Common Integration Patterns

Voice Note Transcription

A user records a voice memo on their phone; the app uploads the audio file to a transcription API and displays the transcript. This is the simplest integration: file upload, poll for result or use a webhook callback, display text. The main complexity is handling audio file formats from different mobile operating systems and managing upload queues for poor connectivity conditions.

Live Dictation Interface

The application captures microphone audio in real time, streams it to the API, and displays the transcript in a text field as the user speaks. This requires a streaming API, proper audio capture implementation (MediaRecorder or platform audio APIs), and careful UX for handling interim versus final transcripts. The most common UX pattern displays interim results in italics or muted text and finalizes them when the speaker pauses.

Meeting Transcription

The application captures system audio or meeting software audio and transcribes in real time, usually with speaker diarization enabled. This is significantly more complex due to multi-speaker handling, capturing system audio (which requires audio loopback or virtual audio device integration), and managing the timestamp alignment needed to synchronize transcript segments with the original recording.

When Building Your Own Is Not the Answer

Many developers discover that integrating a voice-to-text API is the easy part. The hard parts are:

Building a polished UI for voice input with appropriate affordances and error states
Handling microphone permission flows across operating systems
Managing audio capture edge cases (devices, permissions, interruptions)
Providing word-level editing and correction interfaces
Supporting keyboard fallback when voice fails
Testing across the full range of accents, environments, and hardware

For developers who want to use voice dictation as part of their personal workflow — not build it for others — the answer is almost always to use a polished end-user app rather than build a custom integration. Apps like Steno have already solved all of these problems and wrap a high-quality speech recognition pipeline in a native Mac experience that works across every application. The total engineering investment to build an equivalent experience from an API alone would be weeks of work.

Building makes sense when voice input is a core feature of the product you are shipping to users. Using a polished app makes sense when the goal is to enhance your own productivity.

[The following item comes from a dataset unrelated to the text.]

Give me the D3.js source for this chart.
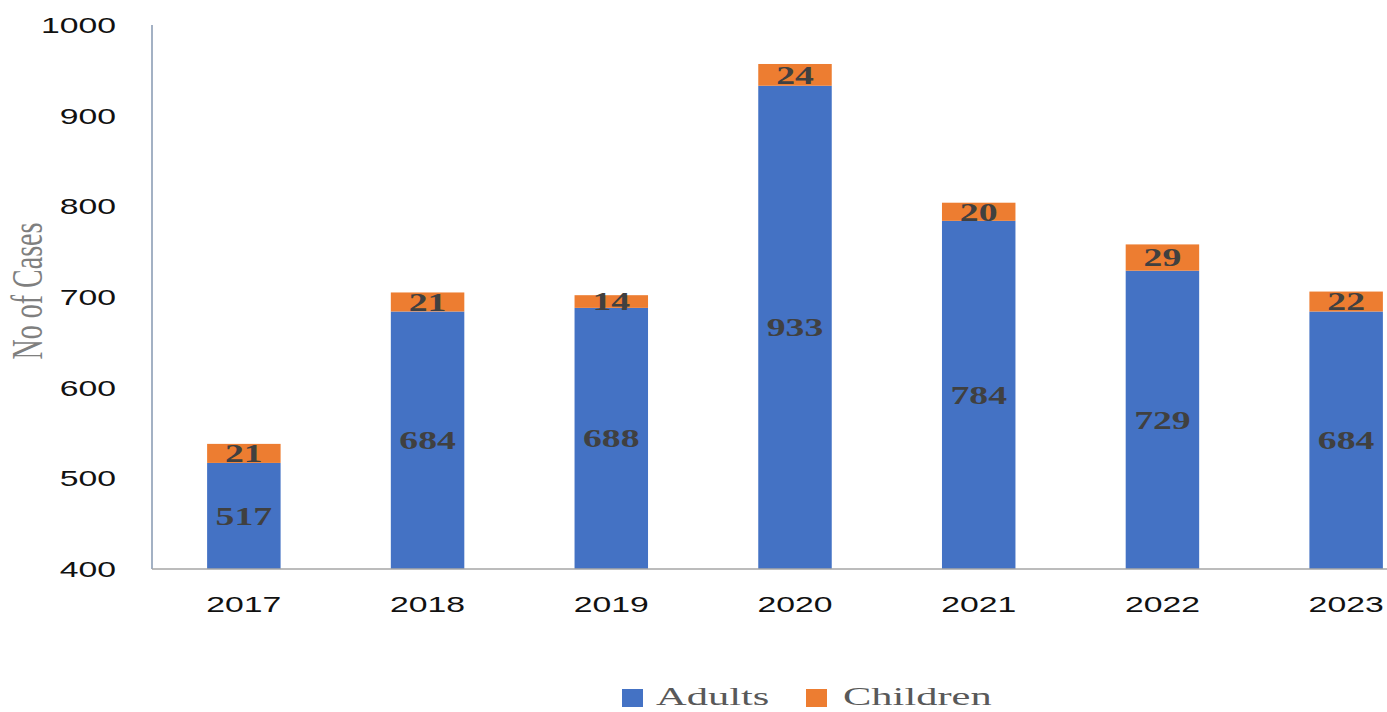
<!DOCTYPE html>
<html>
<head>
<meta charset="utf-8">
<script src="https://cdn.jsdelivr.net/npm/d3@7"></script>
<style>
  html, body { margin: 0; padding: 0; background: #fff; }
  svg { display: block; }
</style>
</head>
<body>
<svg id="chart" width="1387" height="712"></svg>
<script>
// Yearly case counts, split into adults and children
const years = ["2017", "2018", "2019", "2020", "2021", "2022", "2023"];
const adults = [517, 684, 688, 933, 784, 729, 684];
const children = [21, 21, 14, 24, 20, 29, 22];
const yTicks = [400, 500, 600, 700, 800, 900, 1000];
const seriesNames = ["Adults", "Children"];
const seriesColors = ["#4472c4", "#ed7d31"];

const W = 1387, H = 712;
const plot = { left: 152, top: 25, bottom: 569 };
// the category band continues past the right edge of the canvas
const bandRight = 1438;

const svg = d3.select("#chart");

const x = d3.scaleBand().domain(years).range([plot.left, bandRight]).paddingInner(0.6).paddingOuter(0.3);
const y = d3.scaleLinear().domain([400, 1000]).range([plot.bottom, plot.top]);

const rows = years.map((yr, i) => ({ year: yr, Adults: adults[i], Children: children[i] }));
const stacked = d3.stack().keys(seriesNames)(rows);

// horizontally widened text helper
function wideText(g, tx, ty, sx, sy) {
  return g.attr("transform", `translate(${tx},${ty}) scale(${sx},${sy || 1})`);
}

// bars (the value axis starts at 400, so segments are clipped to it)
const barLayer = svg.append("g");
stacked.forEach((s, si) => {
  barLayer.selectAll(null).data(s).enter().append("rect")
    .attr("x", d => x(d.data.year))
    .attr("width", x.bandwidth())
    .attr("y", d => y(d[1]))
    .attr("height", d => y(Math.max(d[0], 400)) - y(d[1]))
    .attr("fill", seriesColors[si]);
});

// value labels inside segments
stacked.forEach((s) => {
  s.forEach(d => {
    const lo = Math.max(d[0], 400);
    const cy = (y(lo) + y(d[1])) / 2;
    const t = svg.append("text")
      .attr("text-anchor", "middle")
      .attr("dy", "0.34em")
      .attr("font-family", "'Liberation Serif', serif")
      .attr("font-weight", "bold")
      .attr("font-size", 26)
      .attr("fill", "#404040")
      .text(d.data[s.key]);
    wideText(t, x(d.data.year) + x.bandwidth() / 2, cy, 1.45);
  });
});

// value axis line
svg.append("line")
  .attr("x1", plot.left).attr("x2", plot.left)
  .attr("y1", plot.top).attr("y2", plot.bottom)
  .attr("stroke", "#8497b0").attr("stroke-width", 1.5);

// category baseline
svg.append("line")
  .attr("x1", plot.left).attr("x2", W)
  .attr("y1", plot.bottom).attr("y2", plot.bottom)
  .attr("stroke", "#a6a6a6").attr("stroke-width", 1.5);

// y tick labels
yTicks.forEach(v => {
  const t = svg.append("text")
    .attr("text-anchor", "end")
    .attr("dy", "0.36em")
    .attr("font-family", "'Liberation Sans', Arial, sans-serif")
    .attr("font-size", 22.5)
    .attr("fill", "#111")
    .text(v);
  wideText(t, 116, y(v), 1.5);
});

// x tick labels
years.forEach(yr => {
  const t = svg.append("text")
    .attr("text-anchor", "middle")
    .attr("font-family", "'Liberation Sans', Arial, sans-serif")
    .attr("font-size", 22.5)
    .attr("fill", "#111")
    .text(yr);
  wideText(t, x(yr) + x.bandwidth() / 2, 612, 1.5);
});

// y axis title
svg.append("text")
  .attr("text-anchor", "middle")
  .attr("font-family", "'Liberation Serif', serif")
  .attr("font-size", 28)
  .attr("fill", "#7f7f7f")
  .attr("transform", "translate(42,291) rotate(-90) scale(1,1.57)")
  .text("No of Cases");

// legend
const legendItems = [
  { name: seriesNames[0], color: seriesColors[0], sx: 622, tx: 656 },
  { name: seriesNames[1], color: seriesColors[1], sx: 806, tx: 843 }
];
legendItems.forEach(it => {
  svg.append("rect")
    .attr("x", it.sx).attr("y", 689)
    .attr("width", 21).attr("height", 18)
    .attr("fill", it.color);
  const t = svg.append("text")
    .attr("font-family", "'Liberation Serif', serif")
    .attr("font-size", 25)
    .attr("fill", "#595959")
    .text(it.name);
  wideText(t, it.tx, 705, 1.7);
});
</script>
</body>
</html>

Both are valid — they just serve different purposes.

Pricing Considerations

API voice-to-text pricing is typically structured per audio minute or per character of transcript. Rates from major providers in 2026 range from $0.006 to $0.024 per audio minute for standard transcription. Streaming transcription is priced at similar rates but calculated on the amount of audio sent, including silence.

For a product with significant voice transcription volume, API costs scale linearly with usage. Pricing this into your product's unit economics at the outset is important — a product with 10,000 users each dictating 30 minutes per month represents 300,000 audio minutes per month, which at $0.01 per minute is $3,000 per month in transcription costs alone.

Choosing a Provider

The leading cloud voice-to-text API providers each have distinct strengths. Evaluate them on: accuracy for your specific audio conditions and domain vocabulary, streaming latency if real-time is required, language coverage if multilingual support matters, data privacy policies, and rate limits that match your expected usage patterns. Most providers offer free tiers with 60 minutes or more per month for development and testing.

The best voice-to-text API is the one you never have to think about — accurate enough, fast enough, and reliable enough that your users forget they are using voice recognition at all.